Restate the full listing word for word and leave the pictures out.

------------------------

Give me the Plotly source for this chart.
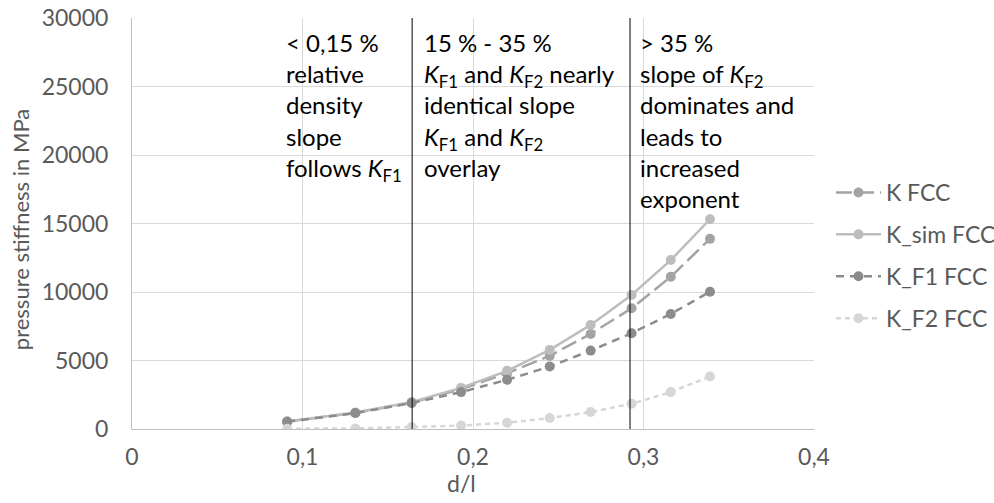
import plotly.graph_objects as go

# ---- data ----
d_l = [0.091, 0.131, 0.164, 0.193, 0.220, 0.245, 0.269, 0.293, 0.316, 0.339]
k_fcc = [540, 1170, 1920, 2900, 4070, 5340, 6940, 8810, 11110, 13880]
k_sim_fcc = [553, 1209, 1966, 3000, 4245, 5774, 7596, 9780, 12330, 15310]
k_f1_fcc = [532, 1165, 1893, 2694, 3590, 4558, 5723, 6990, 8395, 10020]
k_f2_fcc = [20, 44, 146, 250, 459, 801, 1238, 1842, 2694, 3830]
series_names = ["K FCC", "K_sim FCC", "K_F1 FCC", "K_F2 FCC"]
region_bounds = [0.1643, 0.2921]

x_tickvals = [0, 0.1, 0.2, 0.3, 0.4]
x_ticktext = ["0", "0,1", "0,2", "0,3", "0,4"]
y_tickvals = [0, 5000, 10000, 15000, 20000, 25000, 30000]
y_ticktext = ["0", "5000", "10000", "15000", "20000", "25000", "30000"]

region_texts = [
    "&lt; 0,15 %<br>relative<br>density<br>slope<br>follows <i>K</i><sub>F1</sub>",
    "15 % - 35 %<br><i>K</i><sub>F1</sub> and <i>K</i><sub>F2</sub> nearly<br>identical slope<br>"
    "<i>K</i><sub>F1</sub> and <i>K</i><sub>F2</sub><br>overlay",
    "&gt; 35 %<br>slope of <i>K</i><sub>F2</sub><br>dominates and<br>leads to<br>increased<br>exponent",
]

FONT = "Lato"
TXT = "#595959"

styles = [
    dict(color="#A3A3A3", dash="16px,6px"),
    dict(color="#BDBDBD", dash="solid"),
    dict(color="#8C8C8C", dash="8px,6px"),
    dict(color="#D6D6D6", dash="5px,4px"),
]

fig = go.Figure()
for name, ys, st in zip(series_names, [k_fcc, k_sim_fcc, k_f1_fcc, k_f2_fcc], styles):
    fig.add_trace(go.Scatter(
        x=d_l, y=ys, name=name, mode="lines+markers", legendgroup=name,
        line=dict(color=st["color"], width=2.5, dash=st["dash"]),
        marker=dict(color=st["color"], size=10),
    ))

for xb in region_bounds:
    fig.add_shape(type="line", xref="x", yref="y", x0=xb, x1=xb, y0=0, y1=30000,
                  line=dict(color="black", width=1), layer="above")

ann_x = [0.0893, 0.1698, 0.2965]
for xt, txt in zip(ann_x, region_texts):
    fig.add_annotation(x=xt, y=1, xref="x", yref="paper", yshift=-8,
                       xanchor="left", yanchor="top", align="left", showarrow=False,
                       text=txt, font=dict(family=FONT, size=24, color="black"))

fig.add_annotation(x=-0.1635, y=0.485, xref="paper", yref="paper", textangle=-90,
                   text="pressure stiffness in MPa", showarrow=False,
                   xanchor="center", yanchor="middle",
                   font=dict(family=FONT, size=22, color=TXT))
fig.add_annotation(x=0.483, y=-0.131, xref="paper", yref="paper",
                   text="d/l", showarrow=False, xanchor="center", yanchor="middle",
                   font=dict(family=FONT, size=23, color=TXT))

fig.update_layout(
    width=994, height=503,
    margin=dict(l=132, r=180, t=18, b=74),
    paper_bgcolor="white", plot_bgcolor="white",
    font=dict(family=FONT, size=23, color=TXT),
    showlegend=True,
    legend=dict(xref="container", yref="container", x=0.836, y=0.66,
                xanchor="left", yanchor="top",
                itemwidth=45, tracegroupgap=9,
                font=dict(family=FONT, size=23, color=TXT),
                bgcolor="rgba(0,0,0,0)"),
    xaxis=dict(range=[0, 0.4], tickvals=x_tickvals, ticktext=x_ticktext,
               showgrid=True, gridcolor="#D9D9D9", gridwidth=1,
               showline=True, linecolor="#BFBFBF", linewidth=1,
               zeroline=False, ticks="", ticklabelstandoff=7, automargin=False,
               tickfont=dict(family=FONT, size=23, color=TXT)),
    yaxis=dict(range=[0, 30000], tickvals=y_tickvals, ticktext=y_ticktext,
               showgrid=True, gridcolor="#D9D9D9", gridwidth=1,
               showline=True, linecolor="#BFBFBF", linewidth=1,
               zeroline=False, ticks="", ticklabelstandoff=18, automargin=False,
               tickfont=dict(family=FONT, size=23, color=TXT)),
)

fig.write_html("out.html", config={"displayModeBar": False},
               post_script="document.body.style.margin='0px';")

------------------------

▶ _RESULT_
Give me the Plotly source for this chart.
import plotly.graph_objects as go

# ---- data ----
d_l = [0.091, 0.131, 0.164, 0.193, 0.220, 0.245, 0.269, 0.293, 0.316, 0.339]
k_fcc = [540, 1170, 1920, 2900, 4070, 5340, 6940, 8810, 11110, 13880]
k_sim_fcc = [553, 1209, 1966, 3000, 4245, 5774, 7596, 9780, 12330, 15310]
k_f1_fcc = [532, 1165, 1893, 2694, 3590, 4558, 5723, 6990, 8395, 10020]
k_f2_fcc = [20, 44, 146, 250, 459, 801, 1238, 1842, 2694, 3830]
series_names = ["K FCC", "K_sim FCC", "K_F1 FCC", "K_F2 FCC"]
region_bounds = [0.1643, 0.2921]

x_tickvals = [0, 0.1, 0.2, 0.3, 0.4]
x_ticktext = ["0", "0,1", "0,2", "0,3", "0,4"]
y_tickvals = [0, 5000, 10000, 15000, 20000, 25000, 30000]
y_ticktext = ["0", "5000", "10000", "15000", "20000", "25000", "30000"]

region_texts = [
    "&lt; 0,15 %<br>relative<br>density<br>slope<br>follows <i>K</i><sub>F1</sub>",
    "15 % - 35 %<br><i>K</i><sub>F1</sub> and <i>K</i><sub>F2</sub> nearly<br>identical slope<br>"
    "<i>K</i><sub>F1</sub> and <i>K</i><sub>F2</sub><br>overlay",
    "&gt; 35 %<br>slope of <i>K</i><sub>F2</sub><br>dominates and<br>leads to<br>increased<br>exponent",
]

FONT = "Lato"
TXT = "#595959"

styles = [
    dict(color="#A3A3A3", dash="16px,6px"),
    dict(color="#BDBDBD", dash="solid"),
    dict(color="#8C8C8C", dash="8px,6px"),
    dict(color="#D6D6D6", dash="5px,4px"),
]

fig = go.Figure()
for name, ys, st in zip(series_names, [k_fcc, k_sim_fcc, k_f1_fcc, k_f2_fcc], styles):
    fig.add_trace(go.Scatter(
        x=d_l, y=ys, name=name, mode="lines+markers", legendgroup=name,
        line=dict(color=st["color"], width=2.5, dash=st["dash"]),
        marker=dict(color=st["color"], size=10),
    ))

for xb in region_bounds:
    fig.add_shape(type="line", xref="x", yref="y", x0=xb, x1=xb, y0=0, y1=30000,
                  line=dict(color="black", width=1), layer="above")

ann_x = [0.0893, 0.1698, 0.2965]
for xt, txt in zip(ann_x, region_texts):
    fig.add_annotation(x=xt, y=1, xref="x", yref="paper", yshift=-8,
                       xanchor="left", yanchor="top", align="left", showarrow=False,
                       text=txt, font=dict(family=FONT, size=24, color="black"))

fig.add_annotation(x=-0.1635, y=0.485, xref="paper", yref="paper", textangle=-90,
                   text="pressure stiffness in MPa", showarrow=False,
                   xanchor="center", yanchor="middle",
                   font=dict(family=FONT, size=22, color=TXT))
fig.add_annotation(x=0.483, y=-0.131, xref="paper", yref="paper",
                   text="d/l", showarrow=False, xanchor="center", yanchor="middle",
                   font=dict(family=FONT, size=23, color=TXT))

fig.update_layout(
    width=994, height=503,
    margin=dict(l=132, r=180, t=18, b=74),
    paper_bgcolor="white", plot_bgcolor="white",
    font=dict(family=FONT, size=23, color=TXT),
    showlegend=True,
    legend=dict(xref="container", yref="container", x=0.836, y=0.66,
                xanchor="left", yanchor="top",
                itemwidth=45, tracegroupgap=9,
                font=dict(family=FONT, size=23, color=TXT),
                bgcolor="rgba(0,0,0,0)"),
    xaxis=dict(range=[0, 0.4], tickvals=x_tickvals, ticktext=x_ticktext,
               showgrid=True, gridcolor="#D9D9D9", gridwidth=1,
               showline=True, linecolor="#BFBFBF", linewidth=1,
               zeroline=False, ticks="", ticklabelstandoff=7, automargin=False,
               tickfont=dict(family=FONT, size=23, color=TXT)),
    yaxis=dict(range=[0, 30000], tickvals=y_tickvals, ticktext=y_ticktext,
               showgrid=True, gridcolor="#D9D9D9", gridwidth=1,
               showline=True, linecolor="#BFBFBF", linewidth=1,
               zeroline=False, ticks="", ticklabelstandoff=18, automargin=False,
               tickfont=dict(family=FONT, size=23, color=TXT)),
)

fig.write_html("out.html", config={"displayModeBar": False},
               post_script="document.body.style.margin='0px';")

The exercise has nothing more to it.